Task description: Leaving out the pictures, retype all the material exactly.

┏━━

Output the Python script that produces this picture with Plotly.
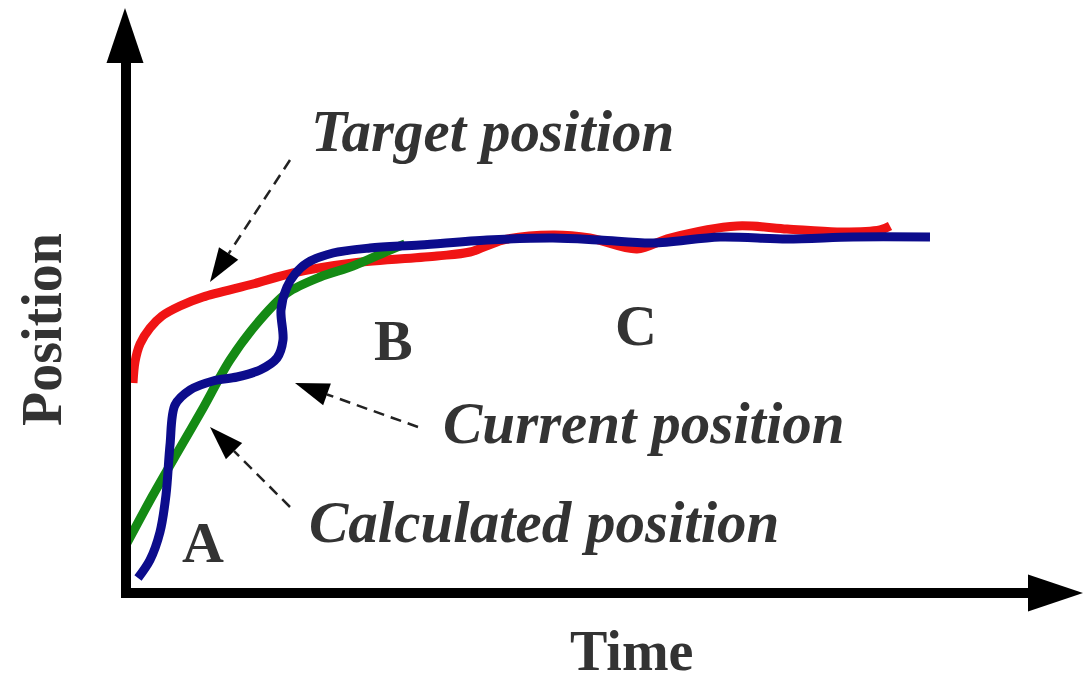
import math
import plotly.graph_objects as go

# Curves in chart units: time to the right, position upward, origin at the axes corner
target_t = [7, 9, 14, 24, 36, 54, 77, 127, 167, 227, 311, 344, 377, 427, 464, 511, 544, 611, 661, 711, 754, 764]
target_p = [210, 231, 249, 265, 277, 287, 296, 309, 320, 330, 337, 341, 353, 358, 355, 344, 355, 367, 364, 361, 363, 367]

calc_t = [0, 27, 54, 76, 104, 134, 161, 194, 227, 264, 279]
calc_p = [48, 98, 145, 183, 233, 273, 300, 316, 327, 343, 349]

current_t = [12, 24, 34, 40, 44, 49, 64, 87, 111, 134, 151, 157, 155, 161, 169, 181, 207, 244,
             294, 361, 427, 474, 527, 594, 661, 727, 804]
current_p = [15, 33, 61, 98, 148, 188, 203, 212, 216, 223, 235, 253, 283, 306, 319, 330, 340, 345,
             348, 353, 355, 353, 350, 356, 354, 356, 356]

# Callout labels: text, label centre, pointer tail, pointer tip
callout_text = ["Target position", "Current position", "Calculated position"]
callout_x = [366, 518, 418]
callout_y = [462, 170, 71]
pointer_tail = [(164, 433), (292, 166), (164, 86)]
pointer_tip = [(84, 311), (169, 210), (84, 166)]

# Region letters
region_text = ["A", "B", "C"]
region_x = [77, 267, 510]
region_y = [51, 253, 268]

TEXT = "#333333"
SERIF = "Liberation Serif"

fig = go.Figure()
fig.add_trace(go.Scatter(x=target_t, y=target_p, mode="lines",
                         line=dict(color="#f01414", width=9, shape="spline", smoothing=0.9)))
fig.add_trace(go.Scatter(x=calc_t, y=calc_p, mode="lines",
                         line=dict(color="#148a14", width=9, shape="spline", smoothing=0.9)))
fig.add_trace(go.Scatter(x=current_t, y=current_p, mode="lines",
                         line=dict(color="#0c0c8c", width=9, shape="spline", smoothing=0.9)))


def triangle(tip, tail, length, half):
    dx, dy = tip[0] - tail[0], tip[1] - tail[1]
    n = math.hypot(dx, dy)
    ux, uy = dx / n, dy / n
    bx, by = tip[0] - ux * length, tip[1] - uy * length
    px, py = -uy, ux
    return (f"M {tip[0]},{tip[1]} L {bx + px * half},{by + py * half} "
            f"L {bx - px * half},{by - py * half} Z"), (bx, by)


shapes = []
# Axes with arrow heads
shapes.append(dict(type="line", x0=0, y0=-5, x1=0, y1=532, line=dict(color="black", width=10)))
shapes.append(dict(type="line", x0=-5, y0=0, x1=904, y1=0, line=dict(color="black", width=10)))
p, _ = triangle((-1, 585), (-1, 0), 55, 18.5)
shapes.append(dict(type="path", path=p, fillcolor="black", line=dict(width=0)))
p, _ = triangle((957, 0), (0, 0), 55, 18.5)
shapes.append(dict(type="path", path=p, fillcolor="black", line=dict(width=0)))

# Dashed pointers with solid heads
for tail, tip in zip(pointer_tail, pointer_tip):
    p, base = triangle(tip, tail, 34, 11.5)
    shapes.append(dict(type="line", x0=tail[0], y0=tail[1], x1=base[0], y1=base[1],
                       line=dict(color="#222222", width=2.5, dash="11px,7px")))
    shapes.append(dict(type="path", path=p, fillcolor="black", line=dict(width=0)))

annotations = []
for t, x, y in zip(callout_text, callout_x, callout_y):
    annotations.append(dict(x=x, y=y, text=f"<b><i>{t}</i></b>", showarrow=False,
                            xanchor="center", yanchor="middle",
                            font=dict(family=SERIF, size=59, color=TEXT)))
for t, x, y in zip(region_text, region_x, region_y):
    annotations.append(dict(x=x, y=y, text=f"<b>{t}</b>", showarrow=False,
                            xanchor="center", yanchor="middle",
                            font=dict(family=SERIF, size=58, color=TEXT)))
annotations.append(dict(x=505, y=-58, text="<b>Time</b>", showarrow=False,
                        xanchor="center", yanchor="middle",
                        font=dict(family=SERIF, size=56, color=TEXT)))
annotations.append(dict(x=-84, y=263, text="<b>Position</b>", showarrow=False, textangle=-90,
                        xanchor="center", yanchor="middle",
                        font=dict(family=SERIF, size=56, color=TEXT)))

fig.update_layout(
    width=1090, height=681,
    margin=dict(l=0, r=0, t=0, b=0),
    paper_bgcolor="white", plot_bgcolor="white",
    showlegend=False,
    xaxis=dict(range=[-126, 964], visible=False, fixedrange=True),
    yaxis=dict(range=[-88, 593], visible=False, fixedrange=True),
    shapes=shapes,
    annotations=annotations,
)

fig.write_html("out.html")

┗━━

Exercise answer:
Output the Python script that produces this picture with Plotly.
import math
import plotly.graph_objects as go

# Curves in chart units: time to the right, position upward, origin at the axes corner
target_t = [7, 9, 14, 24, 36, 54, 77, 127, 167, 227, 311, 344, 377, 427, 464, 511, 544, 611, 661, 711, 754, 764]
target_p = [210, 231, 249, 265, 277, 287, 296, 309, 320, 330, 337, 341, 353, 358, 355, 344, 355, 367, 364, 361, 363, 367]

calc_t = [0, 27, 54, 76, 104, 134, 161, 194, 227, 264, 279]
calc_p = [48, 98, 145, 183, 233, 273, 300, 316, 327, 343, 349]

current_t = [12, 24, 34, 40, 44, 49, 64, 87, 111, 134, 151, 157, 155, 161, 169, 181, 207, 244,
             294, 361, 427, 474, 527, 594, 661, 727, 804]
current_p = [15, 33, 61, 98, 148, 188, 203, 212, 216, 223, 235, 253, 283, 306, 319, 330, 340, 345,
             348, 353, 355, 353, 350, 356, 354, 356, 356]

# Callout labels: text, label centre, pointer tail, pointer tip
callout_text = ["Target position", "Current position", "Calculated position"]
callout_x = [366, 518, 418]
callout_y = [462, 170, 71]
pointer_tail = [(164, 433), (292, 166), (164, 86)]
pointer_tip = [(84, 311), (169, 210), (84, 166)]

# Region letters
region_text = ["A", "B", "C"]
region_x = [77, 267, 510]
region_y = [51, 253, 268]

TEXT = "#333333"
SERIF = "Liberation Serif"

fig = go.Figure()
fig.add_trace(go.Scatter(x=target_t, y=target_p, mode="lines",
                         line=dict(color="#f01414", width=9, shape="spline", smoothing=0.9)))
fig.add_trace(go.Scatter(x=calc_t, y=calc_p, mode="lines",
                         line=dict(color="#148a14", width=9, shape="spline", smoothing=0.9)))
fig.add_trace(go.Scatter(x=current_t, y=current_p, mode="lines",
                         line=dict(color="#0c0c8c", width=9, shape="spline", smoothing=0.9)))


def triangle(tip, tail, length, half):
    dx, dy = tip[0] - tail[0], tip[1] - tail[1]
    n = math.hypot(dx, dy)
    ux, uy = dx / n, dy / n
    bx, by = tip[0] - ux * length, tip[1] - uy * length
    px, py = -uy, ux
    return (f"M {tip[0]},{tip[1]} L {bx + px * half},{by + py * half} "
            f"L {bx - px * half},{by - py * half} Z"), (bx, by)


shapes = []
# Axes with arrow heads
shapes.append(dict(type="line", x0=0, y0=-5, x1=0, y1=532, line=dict(color="black", width=10)))
shapes.append(dict(type="line", x0=-5, y0=0, x1=904, y1=0, line=dict(color="black", width=10)))
p, _ = triangle((-1, 585), (-1, 0), 55, 18.5)
shapes.append(dict(type="path", path=p, fillcolor="black", line=dict(width=0)))
p, _ = triangle((957, 0), (0, 0), 55, 18.5)
shapes.append(dict(type="path", path=p, fillcolor="black", line=dict(width=0)))

# Dashed pointers with solid heads
for tail, tip in zip(pointer_tail, pointer_tip):
    p, base = triangle(tip, tail, 34, 11.5)
    shapes.append(dict(type="line", x0=tail[0], y0=tail[1], x1=base[0], y1=base[1],
                       line=dict(color="#222222", width=2.5, dash="11px,7px")))
    shapes.append(dict(type="path", path=p, fillcolor="black", line=dict(width=0)))

annotations = []
for t, x, y in zip(callout_text, callout_x, callout_y):
    annotations.append(dict(x=x, y=y, text=f"<b><i>{t}</i></b>", showarrow=False,
                            xanchor="center", yanchor="middle",
                            font=dict(family=SERIF, size=59, color=TEXT)))
for t, x, y in zip(region_text, region_x, region_y):
    annotations.append(dict(x=x, y=y, text=f"<b>{t}</b>", showarrow=False,
                            xanchor="center", yanchor="middle",
                            font=dict(family=SERIF, size=58, color=TEXT)))
annotations.append(dict(x=505, y=-58, text="<b>Time</b>", showarrow=False,
                        xanchor="center", yanchor="middle",
                        font=dict(family=SERIF, size=56, color=TEXT)))
annotations.append(dict(x=-84, y=263, text="<b>Position</b>", showarrow=False, textangle=-90,
                        xanchor="center", yanchor="middle",
                        font=dict(family=SERIF, size=56, color=TEXT)))

fig.update_layout(
    width=1090, height=681,
    margin=dict(l=0, r=0, t=0, b=0),
    paper_bgcolor="white", plot_bgcolor="white",
    showlegend=False,
    xaxis=dict(range=[-126, 964], visible=False, fixedrange=True),
    yaxis=dict(range=[-88, 593], visible=False, fixedrange=True),
    shapes=shapes,
    annotations=annotations,
)

fig.write_html("out.html")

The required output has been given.